Bruce shook his head. "The weapon fired at it was geared towards the adamantium specifically. It seems to be some kind of high-voltage energy that loosened the metal's strength for just a split second—not enough to shatter it. Just enough to injure Steve."

"You said energy," Bucky said. "Electrical?"

The awful implications of the question hung in the air between the four of them; not even Captain America could survive electrocution at such a high voltage."

"I don't know. The readings are vague, it's barely giving me anything… but I don't think so.

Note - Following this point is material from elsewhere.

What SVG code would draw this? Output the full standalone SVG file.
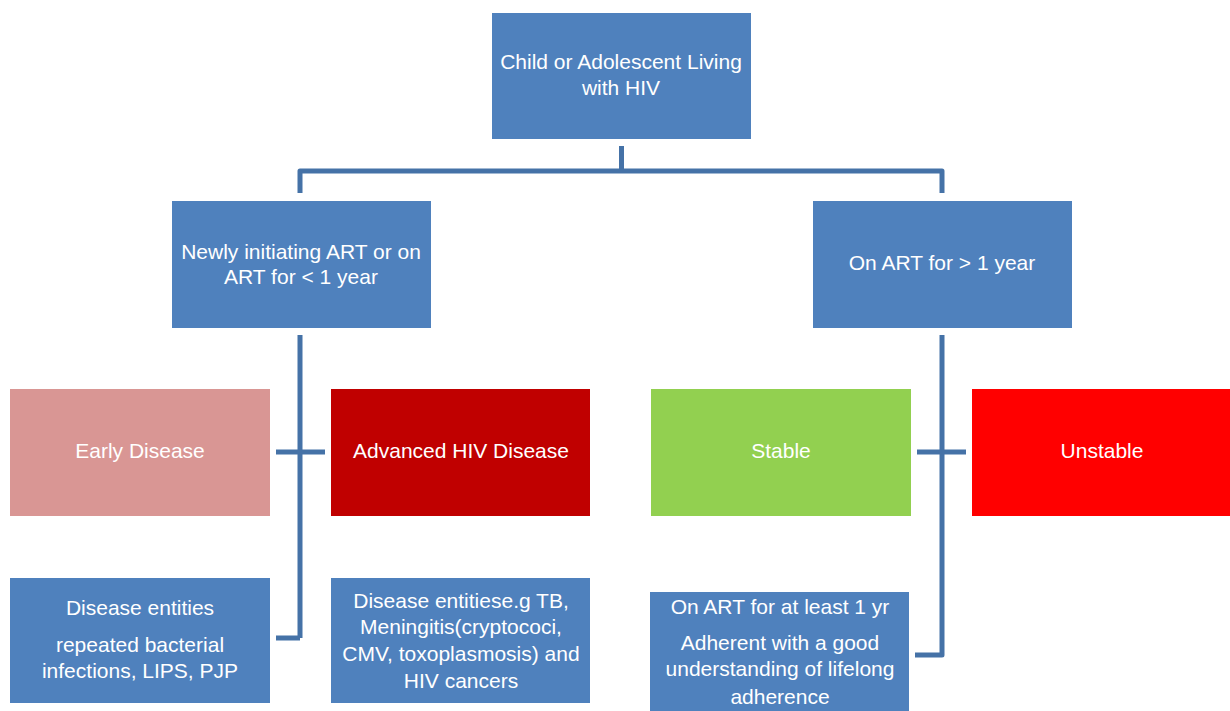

We didn't smell any electrical discharge the other night, anyway—if it had been electrical then we would have been able to know immediately."

The answer helped assuage some of the fear hanging in the air, but the implications of the news was still unsettling enough. "So these guys were after Cap the whole time—and now they know just how effective their weapons are." Sam's voice was laced with the knowledge. "We've gotta find him soon." He looked over at Bucky. "You want a hand looking for these bastards?"

Bucky looked at him impassively for a long moment. "Only if you can keep up."

"Don't you worry about me, Grandpa. I'm not the one in my nineties."

Bucky's and Sam's relationship was certainly an interesting one. Similar in ribbing as the former assassin's and Tony's, but it was clear that Bucky genuinely liked Sam, and so instead of responding coldly he merely grinned at the jab at his age—a grin that very quickly vanished at Bruce's next question.

"Who told you about Steve, anyway, James?"

That dark expression was back. "No one. I went to his apartment in DC before heading on my way."

"They trashed his apartment before coming here?"

"They didn't trash it." Now Bucky's expression grew troubled, confused; the anger cooled into sadness. Stepping up to the table with the shield, he lifted his flesh arm and deposited his load onto its surface, and Bruce and Tony were left staring in genuine confusion at what they were looking at: bright pastels and muted watercolors and shaded charcoal. All of the individual papers were crinkled and partially ripped, handled by uncaring fingers and trampled by dirty shoes.

"All of Steve's drawings were looked at and studied."